O VINHO ROUBADO
Um dia qualquer da década de 60. A Folha havia publicado uma notinha anunciando a Festa do Vinho de São Roque. Peguei o telefone e liguei para o ramal de Lulu (não vou dizer o nome verdadeiro dele, tá?),o chefe de Reportagem da manhã (conhecido por ter quatro empregos públicos e por “criar” reportagens apenas usando pastas do arquivo do jornal – mas cobrando táxi, como se tivesse ido fazer entrevistas fora). Lulu era louco por um brinde. Certa vez, mandou-me para uma entrevista coletiva na sede do Sindicato da Indústria Calçadista, e o presidente do Sindicato deu um tíquete para cada jornalista presente retirar um par de sapatos na sua fábrica. Recusei, dizendo que nem se eu estivesse fazendo aniversário aceitaria. Ele insistiu, eu rasguei o tíquete. Os demais aceitaram, e um velho jornalista ainda me olhou feio, afirmando: “Bem, eu não sou orgulhoso!”. Feliz por achar que tinha dado uma lição de ética aqueles picaretas todos, cheguei à Redação e contei ao Lulu o que tinha acontecido. Avisei também que eu não ia escrever nada, porque a entrevista não tinha o menor interesse. Lulu lamentou: “Por que você não trouxe o tíquete para mim?”
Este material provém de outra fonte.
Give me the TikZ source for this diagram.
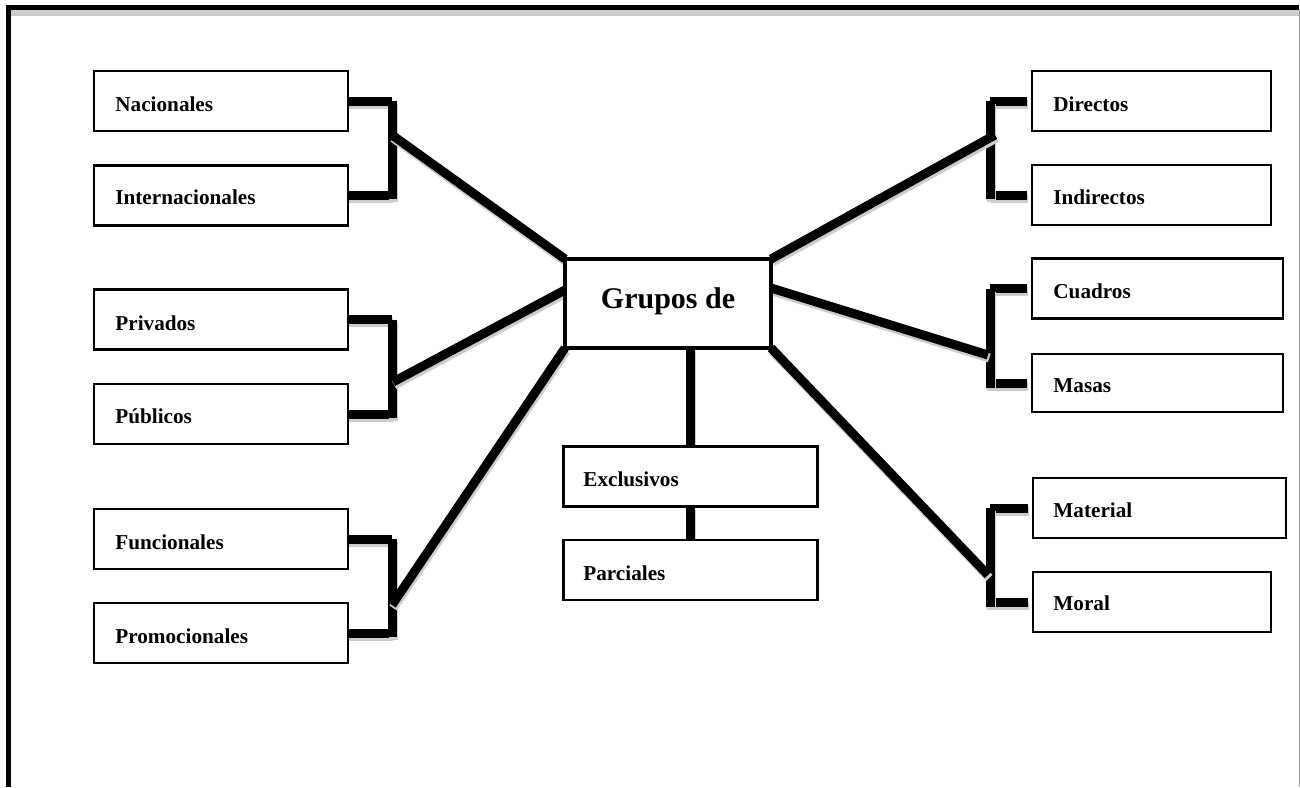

Bem, mas voltemos ao trote, pois esse era o meu objetivo ao pegar o telefone, naquela ensolarada manhã. Disse-lhe que era da “Empresa Vinhos de São Roque” e que queríamos, em agradecimento pela nota publicada, enviar uma caixa de vinhos para o Chefe da Reportagem. Perguntei o nome do destinatário do vinho. Falando baixo, ele escandiu: Lú-cio. Lú-cio Mar-ques. Avisei que logo o caminhão entregaria no endereço que ele deu – Barão de Limeira, 425. Enfiou um cigarro na piteira e começou a caminhar pela redação, ansioso pela chegada do vinho. Quinze minutos depois, liguei para a portaria do prédio e fingi estar ligando do prédio ao lado – que abrigava as demais redações do Grupo Folhas. Pedi para avisar o Lúcio que, por engano, haviam entregado uma encomenda em nome dele na redação da Última Hora, que ficava no segundo andar. Em seguida liguei para a Última Hora e disse que, por engano, uma caixa fora entregue, em nome do Sr. Lúcio Marques (continua não sendo o nome verdadeiro), e que estava escrito “Chefe de Reportagem do Jornal Ultima Hora”, na portaria do Hotel, que ficava na Avenida Duque de Caxias, a uns trezentos metros da Folha. Lúcio seguiu todo o percurso e voltou para a Redação esbaforido. Roxo de raiva, repetia: “Me roubaram uma caixa de vinhos!”